Pero sí que hay una compasión. Compasión con la experiencia personal y la de los demás cuando es también la personal. Una compasión que no hace eco de la pechoña anunciada por los predicadores evangélicos de las poblaciones o comunas chilenas separadas como difíciles. Hay una compasión en Comprofierro que no es predicable, que sólo puede aparecer en poemas. Aunque sólo puede aparecer en poemas cuando también un poeta aparece, una imaginación y no un predicador de orquesta arrepentida de canutos.
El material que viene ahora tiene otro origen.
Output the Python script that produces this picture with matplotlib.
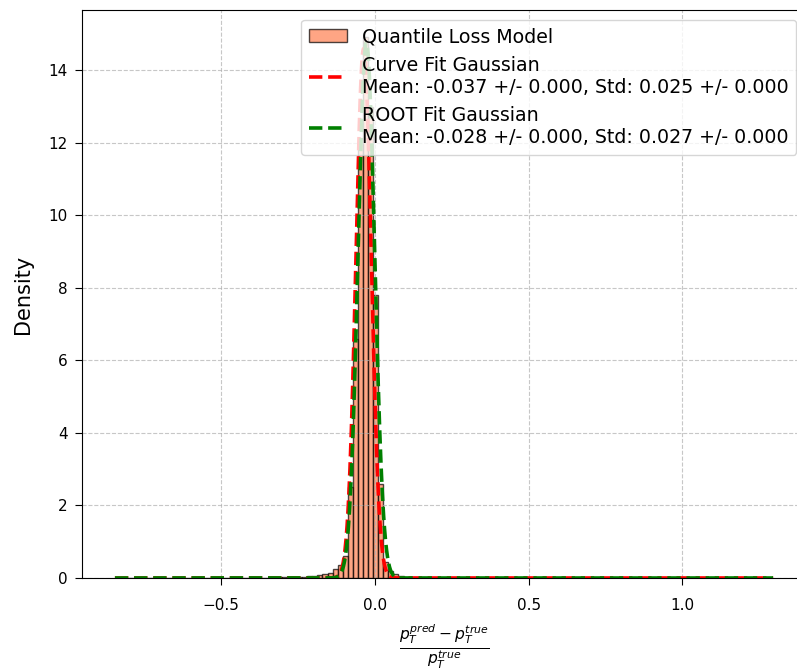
import numpy as np
import matplotlib
matplotlib.use("Agg")
import matplotlib.pyplot as plt

# Relative pT residual histogram (density) with two Gaussian fits
x_min, x_max = -0.846, 1.295
n_bins = 130

# densities of the non-empty bins, starting at bin index first_bin
first_bin = 30
densities = [
    0.01, 0.01, 0.015, 0.02, 0.025, 0.03, 0.035, 0.04, 0.05, 0.06,   # bins 30-39
    0.08, 0.10, 0.15, 0.25, 0.35, 0.60,                              # bins 40-45
    2.5, 6.6, 12.0, 14.92, 13.0, 7.8, 2.6,                           # bins 46-52
    0.45, 0.2, 0.1, 0.06, 0.04, 0.03, 0.025, 0.02, 0.015, 0.01,      # bins 53-62
    0.01, 0.01,                                                      # bins 63-64
]

# Gaussian fit results
curve_mean, curve_mean_err = -0.037, 0.000
curve_std, curve_std_err = 0.025, 0.000
curve_amp = 14.6
root_mean, root_mean_err = -0.028, 0.000
root_std, root_std_err = 0.027, 0.000

edges = np.linspace(x_min, x_max, n_bins + 1)
centers = 0.5 * (edges[:-1] + edges[1:])
weights = np.zeros(n_bins)
weights[first_bin:first_bin + len(densities)] = densities

fig = plt.figure(figsize=(7.97, 6.72), dpi=100)
ax = fig.add_axes([0.1029, 0.1399, 0.9084, 0.8452])

ax.hist(centers, bins=edges, weights=weights, color="coral", alpha=0.7,
        edgecolor="black", label="Quantile Loss Model")

xs = np.linspace(x_min, x_max, 2000)
curve_y = curve_amp * np.exp(-0.5 * ((xs - curve_mean) / curve_std) ** 2)
root_y = np.exp(-0.5 * ((xs - root_mean) / root_std) ** 2) / (root_std * np.sqrt(2 * np.pi))

ax.plot(xs, curve_y, "r--", lw=2.6,
        label=f"Curve Fit Gaussian\nMean: {curve_mean:.3f} +/- {curve_mean_err:.3f}, "
              f"Std: {curve_std:.3f} +/- {curve_std_err:.3f}")
ax.plot(xs, root_y, "g--", lw=2.6,
        label=f"ROOT Fit Gaussian\nMean: {root_mean:.3f} +/- {root_mean_err:.3f}, "
              f"Std: {root_std:.3f} +/- {root_std_err:.3f}")

ax.set_xlabel(r"$\frac{p_T^{pred} - p_T^{true}}{p_T^{true}}$", fontsize=16, labelpad=7)
ax.set_ylabel("Density", fontsize=15, labelpad=11)
ax.tick_params(labelsize=11, length=5)
ax.tick_params(axis="x", pad=9.5)
ax.tick_params(axis="y", pad=5.4)
ax.grid(True, linestyle="--", alpha=0.7)
ax.legend(loc="upper right", fontsize=13.7)

fig.savefig("out.png", dpi=100)
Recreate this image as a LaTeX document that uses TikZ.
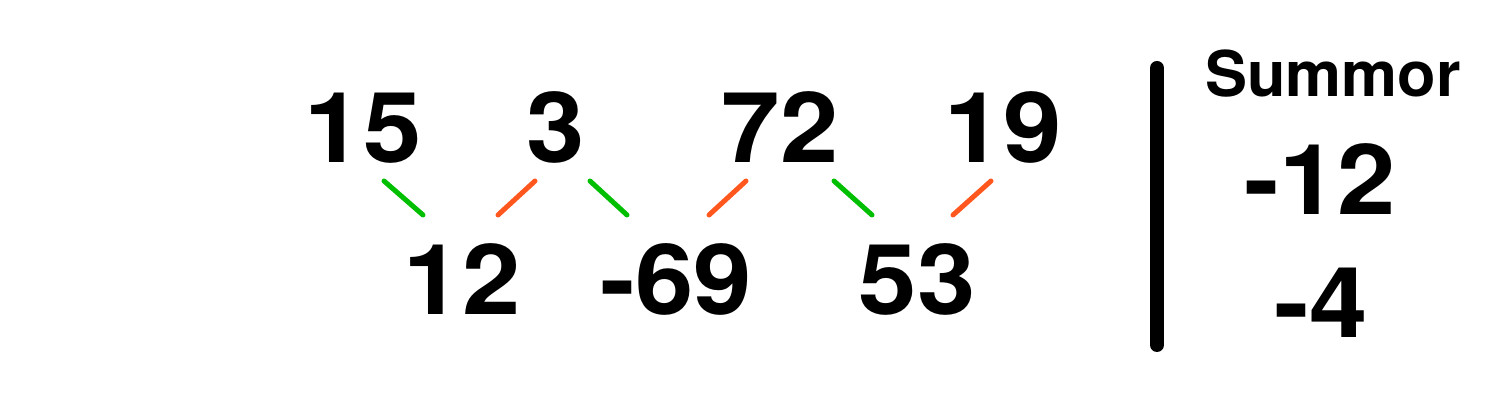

A propósito: en un diálogo inédito desclasificado en el número anterior de Extremoccidente, Lihn advertía que la marginalidad no podía ser patrimonio de nadie. Sí la poesía ha de ser marginal, no obligará por sus contenidos particulares sino por arriesgarse a una forma desde donde efectivamente interpele lo que se desee interpelar Eso significa una tremenda responsabilidad para con eso que los críticos y muchos jóvenes y no tan jóvenes, mediumnizados por un ingenuo y pálido resentimiento, a menudo refriegan como "lo oficial". Quiero decir: es inocente quedarse en la denuncia (sobre todo cuando esa denuncia viene henchida de academicismos), incluso atrincherarse en lo que se cree vanguardia o experimentación más radical. Rebelarse contra eso-de lo-oficial es meterse de lleno a comprender eso-de-lo-oficial, sacarle el rollo y no simplemente —pajeramente- tomar distancia, palco o galucha rebelde desde ampulosas o elitistas periferias. La única marginalidad posible hoy está obligada a aventurarse en el centro (¿pero cuál centro?, ¿hay todavía un exclusivo centro?, ¿Teatinos o Morandé c/Alameda por ejemplo?). O como alguna vez manifestara Nicanor Parra (en un verso de apariencia susceptible de tomarse a la ligera): en el corazón del corazón.